Who hasn’t had that moment in parenting when you saw red instead of any logic at all? It was an overreaction. And it was ugly. The button was pushed, a line was crossed, and a full-scale blow up ensued. Or how about when you despair over your teenager’s decisions that reflect poorly on them and perhaps on your parenting?
As Christians, we are not exempt from mistakes in parenting. We weren’t inoculated against parenting failures when we accepted Christ. And, though I likely need not mention it, our children are not perfect either. But what we did receive upon salvation is a relationship with God through Jesus’ death and resurrection. Our gracious God sent Jesus to be the perfect sacrifice for our sins and substitution for sins’ wages in order to restore us to relationship with God. Not only does this miracle occur, but God sends his Holy Spirit to dwell in us, nudging and convicting us along the way.
Jesus says in John 15:4-5, “Abide in me, and I in you. As the branch cannot bear fruit by itself, unless it abides in the vine, neither can you, unless you abide in me. I am the vine; you are the branches. Whoever abides in me and I in him, he it is that bears much fruit, for apart from me you can do nothing.” Jesus describes himself as the “true vine” and the Father as the “vinedresser” (John 15:1). Both are integrally and actively part of and involved in the lives of branches, which is us Christians.
The word abide means to stay, dwell, remain, or to be present. Jesus tells us to dwell in him and that He will dwell in us in turn. When we are present with Christ — reading His Word, communing with Him through worship, praying to Him — Christ tells us that we will bear fruit. We will grow just as a well-watered vine grows fruit.
As the branch relies upon the vine for nourishment, Christians rely upon God for everything, whether we realize it or not. The branch may not see its need for the vine unless it were to be cut off or disconnected from it. Similarly, creation often forgets our need of the Creator until we see the painful stunted growth resulting from our departure from Him.
My need for Him is evident when I lose my temper and must ask forgiveness. It is evident when my pride in my child’s ability clouds my view. It is evident when I wonder if and where my child will go to college. It is evident when my child messes up publicly, and my parenting is under the microscope. In all these situations, and even ones when things are going well, I need Jesus.
Beyond being connected to God, fostering intimacy with God takes time, just like in any relationship. And time is at a premium for most anyone, especially parents. When we want to get to know a friend better, we seek him or her out, talk together, ask questions, and listen. So must we do with the Lord.
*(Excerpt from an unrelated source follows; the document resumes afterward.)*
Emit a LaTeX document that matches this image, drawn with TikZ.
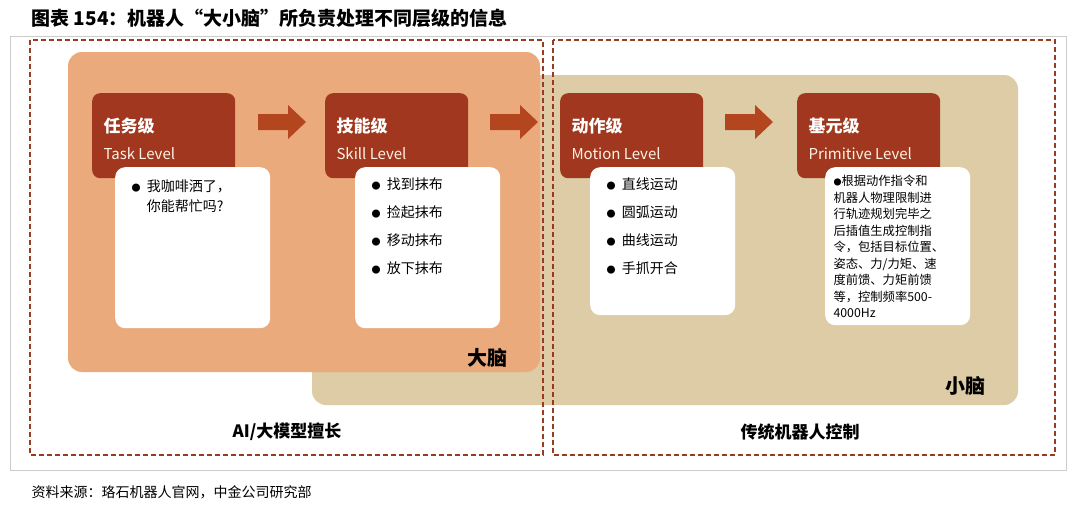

In the Bible we read of His character through His actions and reactions to the world He created. I see God’s character come to life in the overarching story of rescue and redemption from man’s broken relationship with God in Eden to the coming of Christ to restore it. I see God turn His face toward His people lovingly time and time again, despite their many and varied mistakes. I am drawn again and again to the Lord the more I get to know Him through the Bible. The more I spend time with Jesus through prayer, the more comfortable I am coming to Him with everything. The conversation becomes natural and flowing. The more I know Him and spend time with Him, the more I trust Him with my life and my children’s lives, because I see that He is trustworthy and true.
One verse that has strengthened me through many seasons of my life, which have included an international move, marriage, parenthood, and grief, is Psalm 26:3: “For Your steadfast love is before my eyes, and I walk in Your faithfulness.” It points to the love God has for us, expressed through the Bible and my own experiences. The verse ends with a call to action: to walk in His faithfulness. I don’t walk in my faithfulness to God, for it is a weak and wavering flame at times. My quiet times get disrupted; my mind wanders. Instead I walk forward in the faithfulness of God to me, as evidenced through Jesus’ once-and-for-all rescue of me. His love for me is never disrupted; His mind does not wander from His beloved.
Hebrews 4:16 says, “Let us then with confidence draw near to the throne of grace, that we may receive mercy and find grace to help in time of need.” Parenting teenagers is undoubtedly a time of need. We need a constant anchor as we navigate the constantly changing world of teens. By drawing near to God, we are drawing on a source and foundation who will not forsake us or our children. He will buoy us up both when parenting gets hard and when it goes smoothly.
This truth does not mean that I won’t ever get a call from school about misbehavior or that my child will be spared pain. It does mean that Jesus is in it with me, and that He actually cares more for my child than I do. His desire is for my good and my child’s good. And the more time I spend with Him, abiding in Him, the more evident his gracious, kind disposition toward me is.